GALESBURG — Todd Gorman can call himself something no other athlete or team in the history of Carl Sandburg College can.

A national champion.

Gorman, a Knoxville native, won the NJCAA Esports national championship in Hearthstone on Saturday, capping a perfect 11-0 run through the fall season. It’s the first time Sandburg has ever won a national title in any individual or team sport.

“It's kind of wild, to be honest,” said Gorman, 22. “You don't really go in assuming you're going to win and be a champion. It's still kind of baffling to think that I won a national championship. It’s slowly sinking in that I’m the first person at Sandburg to do that.”

Hearthstone is a fast-paced, strategy-based computer card game in which players amass a collection of unique cards to build four decks of 20. Ahead of each one-on-one match, both players can protect one of their decks and ban one of their opponent’s decks. Then they play a best-of-five series. Gorman said he’s played Hearthstone since about 2015, shortly after its release. While Gorman has also been part of multi-player games such as League of Legends with Sandburg’s esports team, he said he prefers the individual aspect of Hearthstone.

“I enjoy team sports and playing with a bunch of other people, but with Hearthstone, I like thinking games and being able to feel like if I win or lose, it's all on my shoulders,” Gorman said. “I like to take that responsibility for myself. It requires a lot of thought. You have to strategize and can't just blindly go in there.”

Gorman went 8-0 in weekly matches during the regular season to qualify for the eight-person playoffs. He swept his quarterfinal opponent from Laramie County 3-0 and survived the semifinals with a 3-2 win over his challenger from Western Technical College. In Saturday’s championship, he earned a 3-0 sweep over the runner-up from Bryant & Stratton. Overall this season, he won 21 of 25 rounds played.

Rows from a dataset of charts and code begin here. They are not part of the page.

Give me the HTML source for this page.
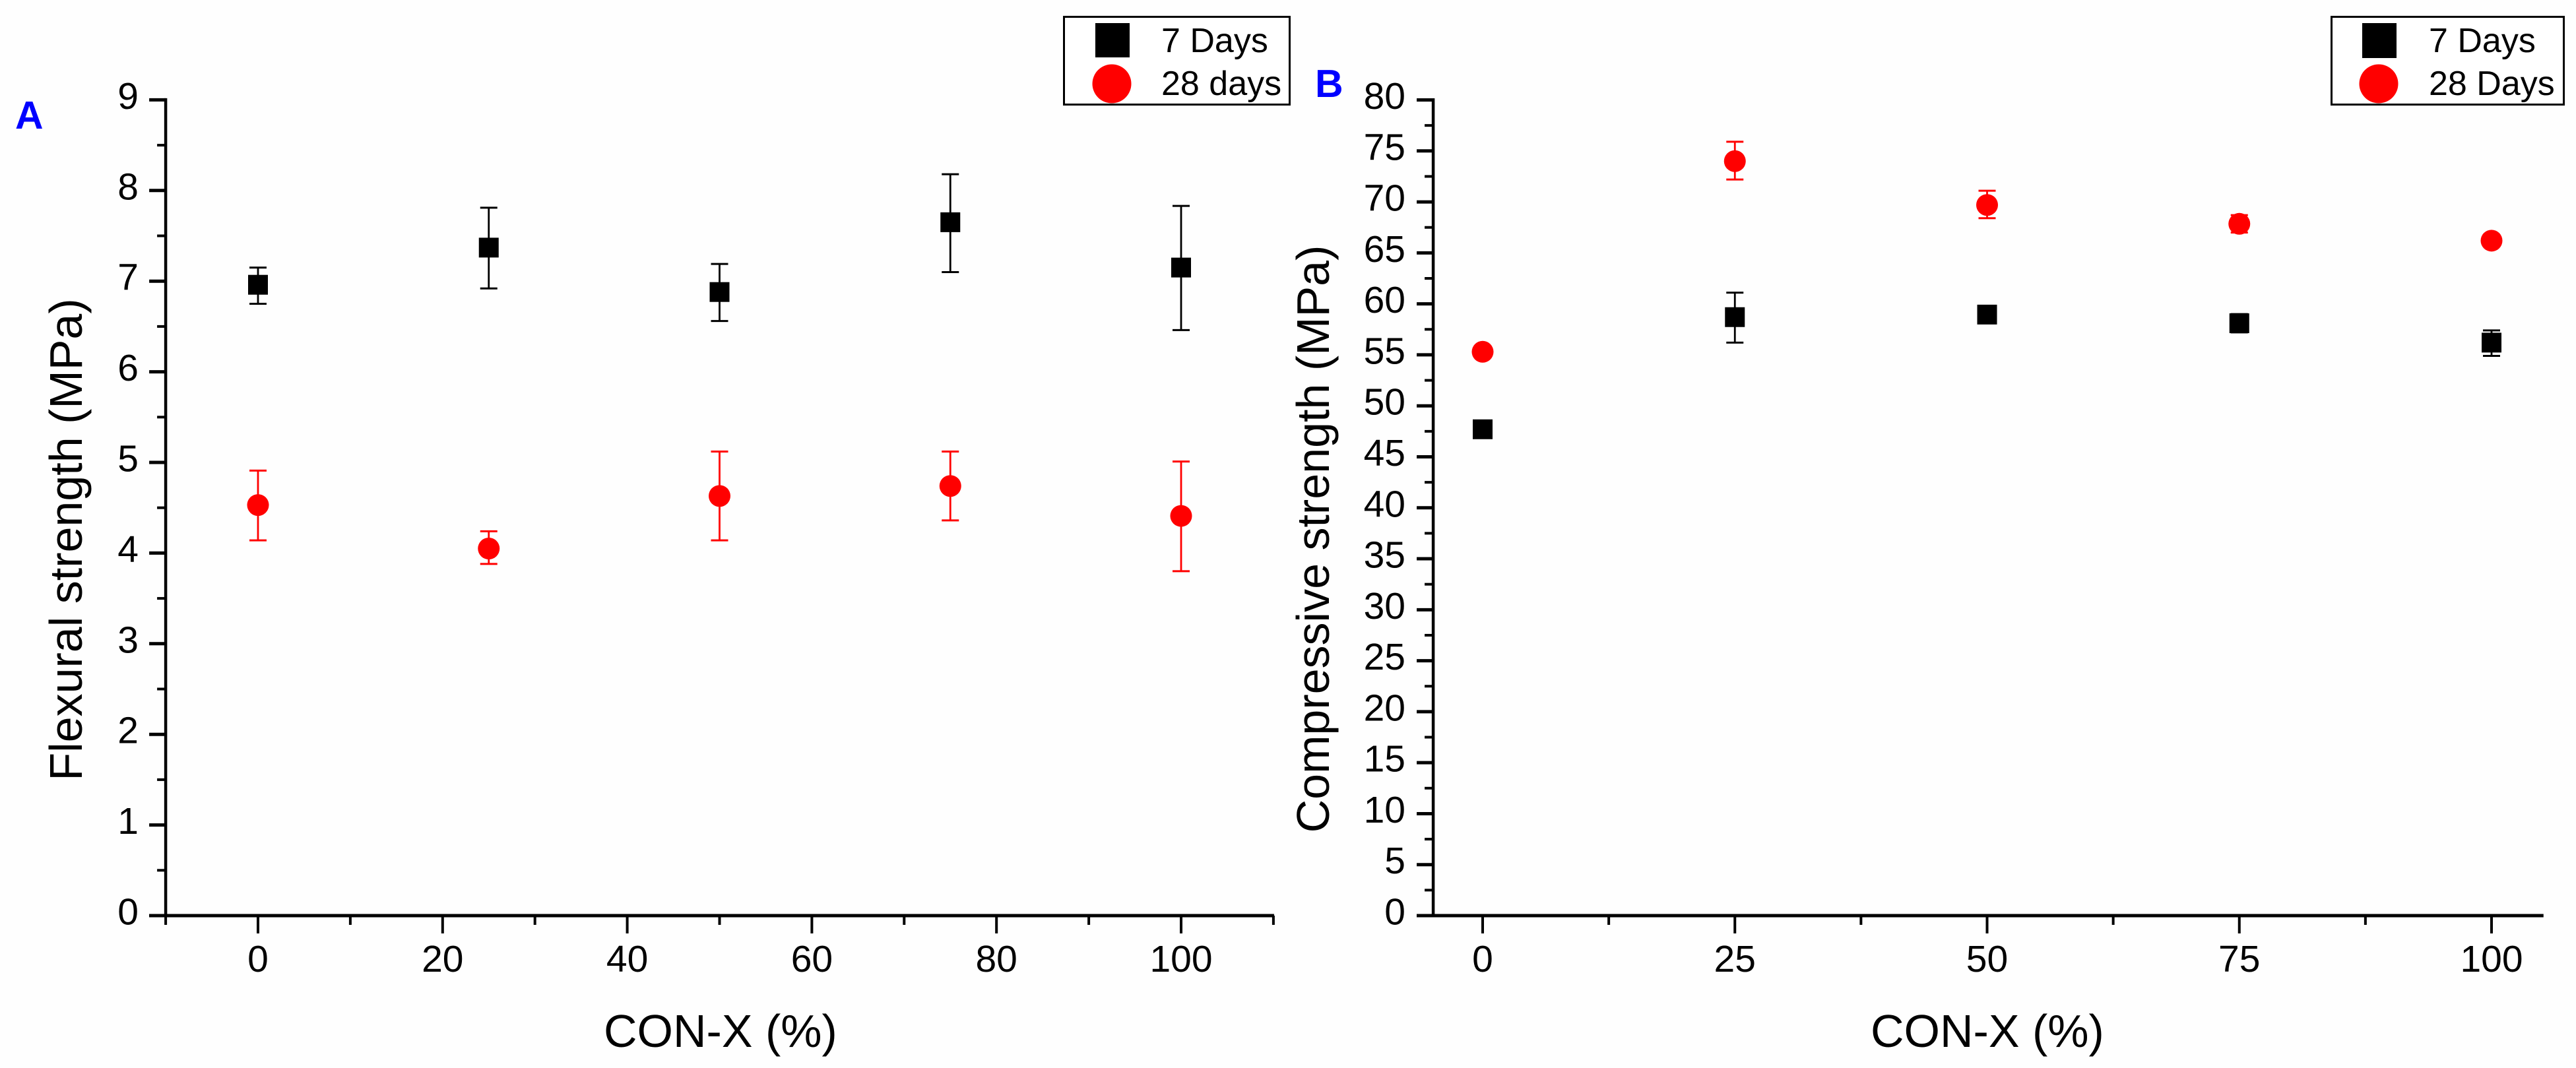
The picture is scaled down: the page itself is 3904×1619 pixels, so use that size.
<!DOCTYPE html>
<html lang="en">
<head>
<meta charset="utf-8">
<title>Flexural and compressive strength vs CON-X</title>
<style>
html,body{margin:0;padding:0;background:#fefefe;width:3904px;height:1619px;overflow:hidden}
svg{display:block}
text{font-family:"Liberation Sans",Arial,sans-serif;fill:#000}
</style>
</head>
<body>
<svg id="figure" xmlns="http://www.w3.org/2000/svg" width="3904" height="1619" viewBox="0 0 3904 1619">
  <rect x="0" y="0" width="3904" height="1619" fill="#fefefe"/>

  <text x="23" y="195" font-size="59" font-weight="700" style="fill:#0000ff">A</text>
  <text x="1993" y="147" font-size="59" font-weight="700" style="fill:#0000ff">B</text>

  <text transform="translate(124,818) rotate(-90)" text-anchor="middle" font-size="70">Flexural strength (MPa)</text>
  <text x="915" y="1587" font-size="70">CON-X (%)</text>
  <text transform="translate(2014,817) rotate(-90)" text-anchor="middle" font-size="70">Compressive strength (MPa)</text>
  <text x="2835" y="1587" font-size="70">CON-X (%)</text>

  <g id="panel-a"></g>
  <g id="panel-b"></g>

  <g>
    <rect x="1612.5" y="25.5" width="342" height="133" fill="#fff" stroke="#000" stroke-width="3"/>
    <rect x="1660" y="35" width="52" height="52" fill="#000"/>
    <circle cx="1685" cy="127" r="29.5" fill="#ff0000"/>
    <text x="1760" y="79" font-size="52">7 Days</text>
    <text x="1760" y="144" font-size="52">28 days</text>
  </g>
  <g>
    <rect x="3533.5" y="25.5" width="352" height="133" fill="#fff" stroke="#000" stroke-width="3"/>
    <rect x="3580" y="35" width="52" height="53" fill="#000"/>
    <circle cx="3605" cy="127" r="29.5" fill="#ff0000"/>
    <text x="3681" y="79" font-size="52">7 Days</text>
    <text x="3681" y="144" font-size="52">28 Days</text>
  </g>
</svg>
<script>
// Shared x categories (CON-X %)
const conX = [0, 25, 50, 75, 100];

// Panel A: flexural strength (MPa)
const flexural7Days = [6.96, 7.37, 6.88, 7.65, 7.15];
const flexural7Low = [6.75, 6.92, 6.56, 7.10, 6.46];
const flexural7High = [7.15, 7.81, 7.19, 8.18, 7.83];
const flexural28Days = [4.53, 4.05, 4.63, 4.74, 4.41];
const flexural28Low = [4.14, 3.88, 4.14, 4.36, 3.80];
const flexural28High = [4.91, 4.24, 5.12, 5.12, 5.01];
const flexuralXMajor = [0, 20, 40, 60, 80, 100];
const flexuralXMinor = [-10, 10, 30, 50, 70, 90, 110];
const flexuralYMajor = [0, 1, 2, 3, 4, 5, 6, 7, 8, 9];
const flexuralYMinor = [0.5, 1.5, 2.5, 3.5, 4.5, 5.5, 6.5, 7.5, 8.5];

// Panel B: compressive strength (MPa)
const compressive7Days = [47.7, 58.7, 58.95, 58.1, 56.2];
const compressive7Low = [47.4, 56.2, 58.4, 57.2, 54.9];
const compressive7High = [48.0, 61.1, 59.5, 59.0, 57.4];
const compressive28Days = [55.3, 74.0, 69.7, 67.85, 66.2];
const compressive28Low = [55.0, 72.2, 68.4, 67.0, 65.9];
const compressive28High = [55.6, 75.9, 71.1, 68.7, 66.5];
const compressiveXMajor = [0, 25, 50, 75, 100];
const compressiveXMinor = [12.5, 37.5, 62.5, 87.5];
const compressiveYMajor = [0, 5, 10, 15, 20, 25, 30, 35, 40, 45, 50, 55, 60, 65, 70, 75, 80];
const compressiveYMinor = [2.5, 7.5, 12.5, 17.5, 22.5, 27.5, 32.5, 37.5, 42.5, 47.5, 52.5, 57.5, 62.5, 67.5, 72.5, 77.5];

const SVG_NS = 'http://www.w3.org/2000/svg';

function make(parent, tag, props) {
  const el = document.createElementNS(SVG_NS, tag);
  for (const k in props) el.setAttribute(k, props[k]);
  parent.appendChild(el);
  return el;
}

function drawAxes(g, xScale, yScale, xMajor, xMinor, yMajor, yMinor, frame) {
  const x0 = frame.left, x1 = frame.right, y0 = frame.bottom, y1 = frame.top;
  const xLine = make(g, 'line', { x1: x0 - 25, x2: x1, y1: y0, y2: y0, stroke: '#000', 'stroke-width': 5 });
  
  
  const yLine = make(g, 'line', { x1: x0, x2: x0, y1: y1 - 2.5, y2: y0, stroke: '#000', 'stroke-width': 4.5 });
  
  

  xMajor.forEach(function (v) {
    const t = make(g, 'line', { x1: xScale(v), x2: xScale(v), y1: y0, y2: y0 + 27, stroke: '#000', 'stroke-width': 4 });
    
    
    const l = make(g, 'text', { x: xScale(v), y: 1473, 'text-anchor': 'middle', 'font-size': 57 });
    l.textContent = v;
    
    
  });
  xMinor.forEach(function (v) {
    const t = make(g, 'line', { x1: xScale(v), x2: xScale(v), y1: y0, y2: y0 + 14, stroke: '#000', 'stroke-width': 4 });
    
    
  });
  yMajor.forEach(function (v) {
    const t = make(g, 'line', { x1: x0 - 25, x2: x0, y1: yScale(v), y2: yScale(v), stroke: '#000', 'stroke-width': 5 });
    
    
    const l = make(g, 'text', { x: frame.labelX, y: yScale(v) + 13.5, 'text-anchor': 'end', 'font-size': 57 });
    l.textContent = v;
    
    
  });
  yMinor.forEach(function (v) {
    const t = make(g, 'line', { x1: x0 - 13, x2: x0, y1: yScale(v), y2: yScale(v), stroke: '#000', 'stroke-width': 4 });
    
    
  });
}

function drawSeries(g, xScale, yScale, values, lows, highs, color, shape) {
  conX.forEach(function (c, i) {
    const x = xScale(c), y = yScale(values[i]), lo = yScale(lows[i]), hi = yScale(highs[i]);
    const stem = make(g, 'line', { x1: x, x2: x, y1: hi, y2: lo, stroke: color, 'stroke-width': 2.8 });
    
    
    const capTop = make(g, 'line', { x1: x - 13, x2: x + 13, y1: hi, y2: hi, stroke: color, 'stroke-width': 3 });
    
    
    const capBottom = make(g, 'line', { x1: x - 13, x2: x + 13, y1: lo, y2: lo, stroke: color, 'stroke-width': 3 });
    
    
    let mark;
    if (shape === 'square') {
      mark = make(g, 'rect', { x: x - 15, y: y - 15, width: 30, height: 30, fill: color });
      
    } else {
      mark = make(g, 'circle', { cx: x, cy: y, r: 16.5, fill: color });
      
    }
    
  });
}

// Axis functions, panel A
function xA(v) { return 391 + v * 13.99; }
function yA(v) { return 1388 - v * 137.4; }
// Axis functions, panel B
function xB(v) { return 2247 + v * 15.29; }
function yB(v) { return 1388 - v * 15.456; }

const panelA = document.getElementById('panel-a');
const panelB = document.getElementById('panel-b');

drawAxes(panelA, xA, yA, flexuralXMajor, flexuralXMinor, flexuralYMajor, flexuralYMinor,
  { left: xA(-10), right: xA(110) + 1, bottom: yA(0), top: yA(9), labelX: 210 });
drawSeries(panelA, xA, yA, flexural7Days, flexural7Low, flexural7High, '#000000', 'square');
drawSeries(panelA, xA, yA, flexural28Days, flexural28Low, flexural28High, '#ff0000', 'circle');

drawAxes(panelB, xB, yB, compressiveXMajor, compressiveXMinor, compressiveYMajor, compressiveYMinor,
  { left: xB(-4.9), right: xB(105.15), bottom: yB(0), top: yB(80), labelX: 2130 });
drawSeries(panelB, xB, yB, compressive7Days, compressive7Low, compressive7High, '#000000', 'square');
drawSeries(panelB, xB, yB, compressive28Days, compressive28Low, compressive28High, '#ff0000', 'circle');
</script>
</body>
</html>
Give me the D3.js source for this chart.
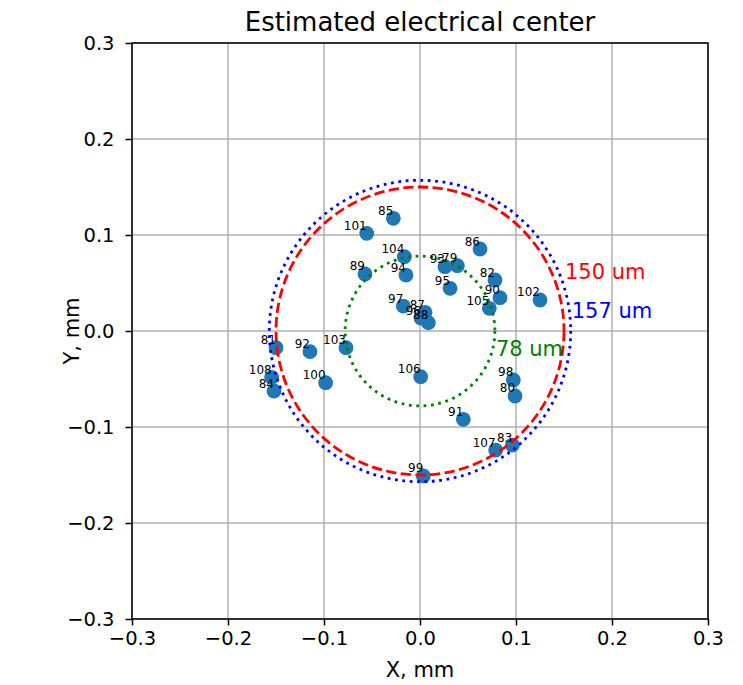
<!DOCTYPE html>
<html>
<head>
<meta charset="utf-8">
<script src="https://cdn.jsdelivr.net/npm/d3@7"></script>
<style>
  html, body { margin: 0; padding: 0; background: #fff; }
  svg { display: block; font-family: "DejaVu Sans", sans-serif; }
</style>
</head>
<body>
<svg id="chart" width="743" height="685"></svg>
<script>
// ---- data ----
const ids = [79, 80, 81, 82, 83, 84, 85, 86, 87, 88, 89, 90, 91, 92, 93, 94, 95, 96, 97, 98, 99, 100, 101, 102, 103, 104, 105, 106, 107, 108];
const xs = [0.0389, 0.0990, -0.1500, 0.0781, 0.0962, -0.1521, -0.0278, 0.0625, 0.0052, 0.0087,
            -0.0573, 0.0833, 0.0451, -0.1146, 0.0260, -0.0146, 0.0313, 0.0010, -0.0174, 0.0972,
            0.0035, -0.0983, -0.0555, 0.1250, -0.0771, -0.0163, 0.0722, 0.0007, 0.0788, -0.1545];
const ys = [0.0680, -0.0677, -0.0174, 0.0531, -0.1188, -0.0625, 0.1174, 0.0854, 0.0195, 0.0086,
            0.0594, 0.0347, -0.0920, -0.0215, 0.0670, 0.0583, 0.0445, 0.0135, 0.0260, -0.0510,
            -0.1510, -0.0538, 0.1017, 0.0323, -0.0174, 0.0774, 0.0236, -0.0476, -0.1240, -0.0483];
const circleRadii = [0.150, 0.157, 0.078];
const circleLabels = ["150 um", "157 um", "78 um"];
const circleColors = ["red", "blue", "green"];
const tickValues = [-0.3, -0.2, -0.1, 0.0, 0.1, 0.2, 0.3];
const domain = [-0.3, 0.3];

// ---- layout ----
const svg = d3.select("#chart");
const L = 132, T = 43, W = 576, H = 576;
const x = d3.scaleLinear().domain(domain).range([L, L + W]);
const y = d3.scaleLinear().domain(domain).range([T + H, T]);
const fmt = v => d3.format(".1f")(v).replace("-", "\u2212");

// grid
const grid = svg.append("g");
grid.selectAll("line.gx").data(tickValues).join("line")
  .attr("x1", d => x(d)).attr("x2", d => x(d)).attr("y1", T).attr("y2", T + H)
  .attr("stroke", "#b0b0b0").attr("stroke-width", 1.5);
grid.selectAll("line.gy").data(tickValues).join("line")
  .attr("y1", d => y(d)).attr("y2", d => y(d)).attr("x1", L).attr("x2", L + W)
  .attr("stroke", "#b0b0b0").attr("stroke-width", 1.5);

// points
const pts = ids.map((id, i) => ({ id, x: xs[i], y: ys[i] }));
svg.append("g").selectAll("circle").data(pts).join("circle")
  .attr("cx", d => x(d.x)).attr("cy", d => y(d.y)).attr("r", 7.4)
  .attr("fill", "#1f77b4");

// reference circles
const dashes = ["10.3,4.4", "2.8,4.6", "2.8,4.6"];
const circ = circleRadii.map((r, i) => ({ r, label: circleLabels[i], color: circleColors[i], dash: dashes[i] }));
svg.append("g").selectAll("circle").data(circ).join("circle")
  .attr("cx", x(0)).attr("cy", y(0))
  .attr("r", d => x(d.r) - x(0))
  .attr("fill", "none").attr("stroke", d => d.color)
  .attr("stroke-width", 2.8).attr("stroke-dasharray", d => d.dash);

// point labels
svg.append("g").selectAll("text").data(pts).join("text")
  .attr("x", d => x(d.x)).attr("y", d => y(d.y) - 3.5)
  .attr("text-anchor", "end").attr("font-size", 12).attr("fill", "#000")
  .text(d => d.id);

// circle labels (offsets in px relative to radius point)
const labelOffsets = [[1, -52], [1, -13], [1, 25]];
svg.append("g").selectAll("text").data(circ).join("text")
  .attr("x", (d, i) => x(d.r) + labelOffsets[i][0])
  .attr("y", (d, i) => y(0) + labelOffsets[i][1])
  .attr("font-size", 21).attr("fill", d => d.color)
  .text(d => d.label);

// axes
const xAxis = d3.axisBottom(x).tickValues(tickValues).tickFormat(fmt).tickSize(6.5).tickPadding(5.5);
const yAxis = d3.axisLeft(y).tickValues(tickValues).tickFormat(fmt).tickSize(6.5).tickPadding(11);
const gx = svg.append("g").attr("transform", `translate(0,${T + H})`).call(xAxis);
const gy = svg.append("g").attr("transform", `translate(${L},0)`).call(yAxis);
[gx, gy].forEach(g => {
  g.select(".domain").remove();
  g.selectAll(".tick line").attr("stroke", "#000").attr("stroke-width", 1.5);
  g.selectAll(".tick text").attr("font-size", 19.5).attr("fill", "#000")
    .attr("font-family", "DejaVu Sans, sans-serif");
});

// spines
svg.append("rect").attr("x", L).attr("y", T).attr("width", W).attr("height", H)
  .attr("fill", "none").attr("stroke", "#000").attr("stroke-width", 1.5);

// title & labels
svg.append("text").attr("x", L + W / 2).attr("y", 31).attr("text-anchor", "middle")
  .attr("font-size", 26).attr("fill", "#000").text("Estimated electrical center");
svg.append("text").attr("x", L + W / 2).attr("y", 677).attr("text-anchor", "middle")
  .attr("font-size", 21).attr("fill", "#000").text("X, mm");
svg.append("text").attr("transform", `translate(79,${T + H / 2}) rotate(-90)`)
  .attr("text-anchor", "middle").attr("font-size", 21).attr("fill", "#000").text("Y, mm");
</script>
</body>
</html>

“The whole time, 101 thoughts are going through my head,” Gorman said of the championship match. “I'm trying to think on every aspect. What could I do? What could my opponent do? I’m trying to think of all these what-if-this happens, I-need-to-do-this strategizing. When I saw the winning move and that it's over, I’d won, I slid back in my chair and just kind of stared at my screen blankly for a couple of minutes.”

After gathering himself, Gorman, who played the championship from the comfort of his home, went downstairs to tell his parents, Todd Sr. and Arlene, the news. But first he had to get his dad back for a similar trick he’d pulled the day before.

“I went down and kind of acted somber about it, like, ‘That was a close match, but I lost 3-2,’” Gorman said.

When his dad asked him just how close it was, Gorman finally came clean and told them the good news. They celebrated the championship in the family by ordering takeout for dinner.

Gorman, who was part of Sandburg’s inaugural esports team in 2019 (“I liked the games they were offering, so I figured why not, right?” he said.), has a couple of semesters left before finishing his Associate in Arts. He plans to go on to a four-year school and study psychology after graduating from Sandburg.

“I played football back in high school, but it never really captured my interest where I wanted to put genuine effort into it. It was a thing I did just because I felt like I had to,” Gorman said. “I think esports being an option is good for anybody who wants to get involved with something and feel like they're part of a group and make some friends out here doing it.”